Se la scena in cui parla l’oratore è quella teatrale, si potrà utilizzare il palco avvalendosi di una sorta di timeline. Chi parla può utilizzare una linea ideale parallela alle file della platea teatrale. Se il suo racconto si muove temporalmente avanti l’oratore si può muovere verso destra (per lo spettatore che guarda il palco), invece se la storia ritorna al passato, l’oratore può camminare verso sinistra.

Quando parla, l’oratore si può muovere avanzando verso il pubblico per creare maggiore compartecipazione o per stimolarlo e provocarlo con domande, oppure indietreggiando rispetto alla posizione centrale iniziale.
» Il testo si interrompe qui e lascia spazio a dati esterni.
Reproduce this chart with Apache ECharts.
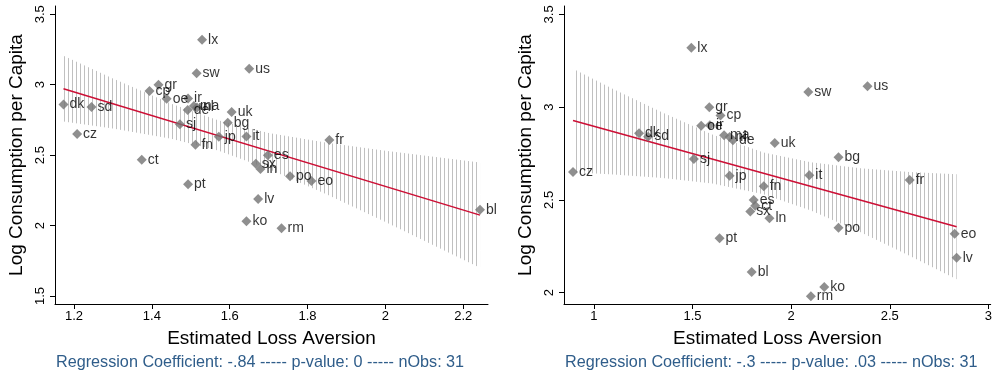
<!DOCTYPE html>
<html>
<head>
<meta charset="utf-8">
<script src="https://cdn.jsdelivr.net/npm/echarts@6/dist/echarts.min.js"></script>
<style>
  html, body { margin: 0; padding: 0; background: #ffffff; }
  #chart { width: 995px; height: 376px; }
</style>
</head>
<body>
<div id="chart"></div>
<script>
// Country codes and log consumption per capita (shared by both panels)
const countries = ['lx','us','sw','gr','cp','oe','ir','dk','sd','ma','nl','de','uk','bg','sj','cz','jp','it','fr','fn','es','ct','sx','ln','po','eo','pt','lv','bl','ko','rm'];
const logConsumption = [3.320,3.113,3.081,3.000,2.955,2.900,2.902,2.859,2.841,2.849,2.839,2.821,2.806,2.730,2.720,2.650,2.630,2.633,2.607,2.573,2.500,2.468,2.438,2.401,2.350,2.317,2.294,2.188,2.112,2.030,1.981];

// Estimated loss aversion, first and second estimate
const lossAversionA = [1.529,1.650,1.515,1.417,1.394,1.438,1.493,1.173,1.245,1.508,1.516,1.492,1.605,1.595,1.472,1.208,1.572,1.643,1.856,1.512,1.698,1.374,1.667,1.679,1.755,1.810,1.493,1.673,2.243,1.643,1.733];
const lossAversionB = [1.494,2.387,2.087,1.585,1.642,1.544,1.588,1.229,1.275,1.660,1.688,1.705,1.917,2.240,1.507,0.894,1.688,2.092,2.601,1.861,1.810,1.818,1.793,1.890,2.240,2.829,1.637,2.839,1.800,2.168,2.100];

// Fitted lines (end points) and confidence bands
const fitAX = [1.173, 2.243];
const fitAY = [2.972, 2.074];
const bandAX = [1.173, 1.30, 1.45, 1.57, 1.70, 1.85, 2.00, 2.15, 2.243];
const bandAUpper = [3.206, 3.045, 2.865, 2.747, 2.658, 2.588, 2.531, 2.479, 2.447];
const bandALower = [2.738, 2.689, 2.617, 2.533, 2.402, 2.220, 2.025, 1.825, 1.700];

const fitBX = [0.894, 2.839];
const fitBY = [2.928, 2.355];
const bandBX = [0.894, 1.10, 1.35, 1.60, 1.86, 2.10, 2.35, 2.60, 2.839];
const bandBUpper = [3.207, 3.097, 2.970, 2.852, 2.756, 2.703, 2.671, 2.651, 2.638];
const bandBLower = [2.649, 2.637, 2.618, 2.588, 2.530, 2.443, 2.327, 2.199, 2.072];

// Tick labels
const xTicksA = [1.2, 1.4, 1.6, 1.8, 2, 2.2];
const yTicksA = [1.5, 2, 2.5, 3, 3.5];
const xTicksB = [1, 1.5, 2, 2.5, 3];
const yTicksB = [2, 2.5, 3, 3.5];

const notes = [
  'Regression Coefficient: -.84 ----- p-value: 0 ----- nObs: 31',
  'Regression Coefficient: -.3 ----- p-value: .03 ----- nObs: 31'
];

const FONT = '"Liberation Sans", Arial, Helvetica, sans-serif';

// Vertical hatch used to fill the confidence band
const hatch = document.createElement('canvas');
hatch.width = 4; hatch.height = 4;
const hctx = hatch.getContext('2d');
hctx.fillStyle = '#c0c0c0';
hctx.fillRect(0, 0, 1, 4);

function xAxisFor(gridIndex, min, max, ticks) {
  return {
    type: 'value', gridIndex, min, max,
    name: 'Estimated Loss Aversion', nameLocation: 'middle', nameGap: 25,
    nameTextStyle: { fontSize: 19, color: '#000', fontFamily: FONT },
    axisLine: { show: true, onZero: false, lineStyle: { color: '#000', width: 1 } },
    axisTick: { show: true, length: 5, customValues: ticks, lineStyle: { color: '#000' } },
    axisLabel: { customValues: ticks, fontSize: 13, color: '#000', margin: 6, fontFamily: FONT },
    splitLine: { show: false }
  };
}
function yAxisFor(gridIndex, min, max, ticks) {
  return {
    type: 'value', gridIndex, min, max,
    name: 'Log Consumption per Capita', nameLocation: 'middle', nameGap: 29,
    nameTextStyle: { fontSize: 19, color: '#000', fontFamily: FONT },
    axisLine: { show: true, onZero: false, lineStyle: { color: '#000', width: 1 } },
    axisTick: { show: true, length: 5, customValues: ticks, lineStyle: { color: '#000' } },
    axisLabel: { customValues: ticks, fontSize: 13, color: '#000', margin: 8, rotate: 90, fontFamily: FONT },
    splitLine: { show: false }
  };
}

function bandSeries(idx, bx, bu, bl) {
  return {
    type: 'custom', xAxisIndex: idx, yAxisIndex: idx, z: 1, silent: true,
    data: [[bx[0], bu[0]]],
    renderItem: function (params, api) {
      const pts = [];
      for (let i = 0; i < bx.length; i++) pts.push(api.coord([bx[i], bu[i]]));
      for (let i = bx.length - 1; i >= 0; i--) pts.push(api.coord([bx[i], bl[i]]));
      return { type: 'polygon', shape: { points: pts }, style: { fill: { image: hatch, repeat: 'repeat' }, stroke: null } };
    }
  };
}
function fitSeries(idx, fx, fy) {
  return {
    type: 'line', xAxisIndex: idx, yAxisIndex: idx, z: 2, silent: true,
    showSymbol: false, symbol: 'none',
    data: fx.map((x, i) => [x, fy[i]]),
    lineStyle: { color: '#cc0f35', width: 1.5 }
  };
}
function scatterSeries(idx, xs) {
  return {
    type: 'scatter', xAxisIndex: idx, yAxisIndex: idx, z: 3,
    symbol: 'diamond', symbolSize: 10,
    itemStyle: { color: '#737373' },
    data: countries.map((c, i) => ({ name: c, value: [xs[i], logConsumption[i]] })),
    label: { show: true, position: 'right', distance: 1, formatter: '{b}', color: '#000', fontSize: 14, fontFamily: FONT }
  };
}

const chart = echarts.init(document.getElementById('chart'), null, { renderer: 'canvas' });
chart.setOption({
  animation: false,
  backgroundColor: '#ffffff',
  textStyle: { fontFamily: FONT },
  grid: [
    { left: 55, top: 6, width: 433, height: 298 },
    { left: 564, top: 6, width: 428, height: 298 }
  ],
  xAxis: [
    xAxisFor(0, 1.1512, 2.2635, xTicksA),
    xAxisFor(1, 0.8484, 3.0117, xTicksB)
  ],
  yAxis: [
    yAxisFor(0, 1.443, 3.559, yTicksA),
    yAxisFor(1, 1.939, 3.545, yTicksB)
  ],
  graphic: [
    { type: 'text', left: 56, top: 355, style: { text: notes[0], fontSize: 16.2, fill: '#2f5d8a', fontFamily: FONT } },
    { type: 'text', left: 565, top: 355, style: { text: notes[1], fontSize: 16.2, fill: '#2f5d8a', fontFamily: FONT } }
  ],
  series: [
    bandSeries(0, bandAX, bandAUpper, bandALower),
    fitSeries(0, fitAX, fitAY),
    scatterSeries(0, lossAversionA),
    bandSeries(1, bandBX, bandBUpper, bandBLower),
    fitSeries(1, fitBX, fitBY),
    scatterSeries(1, lossAversionB)
  ]
});
</script>
</body>
</html>
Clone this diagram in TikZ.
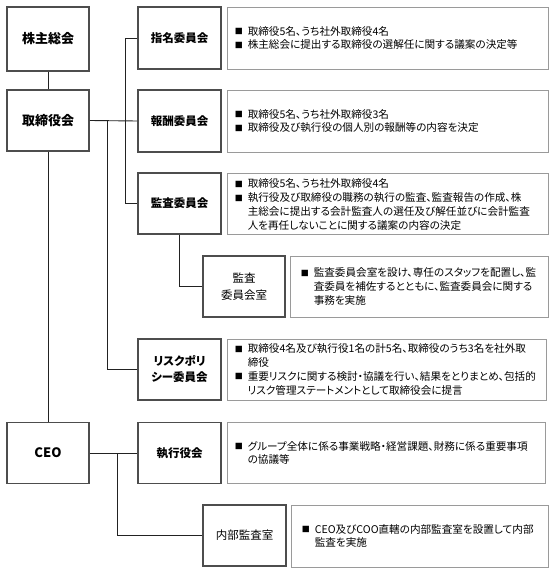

Chi parla deve rivolgersi verso tutti i destinatari, cercando di coinvolgerli con lo sguardo. L’oratore non deve rivolgersi solo ad una parte della platea, privilegiandola e così escludendo il resto dell’uditorio. È l’errore che l’insegnante può commettere in classe quando predilige una parte di studenti, rivolge la parola solo a loro, escludendo di fatto il resto degli alunni, che si sentiranno ancor più giustificati a non partecipare alla lezione e a non intervenire all’eventuale dibattito.

Chi sostiene un’interrogazione o un esame universitario o un colloquio di lavoro deve guardare negli occhi l’interlocutore. Capita spesso che gli studenti affrontino una prova orale evitando lo sguardo dell’insegnante e manifestando così forte disagio e timidezza.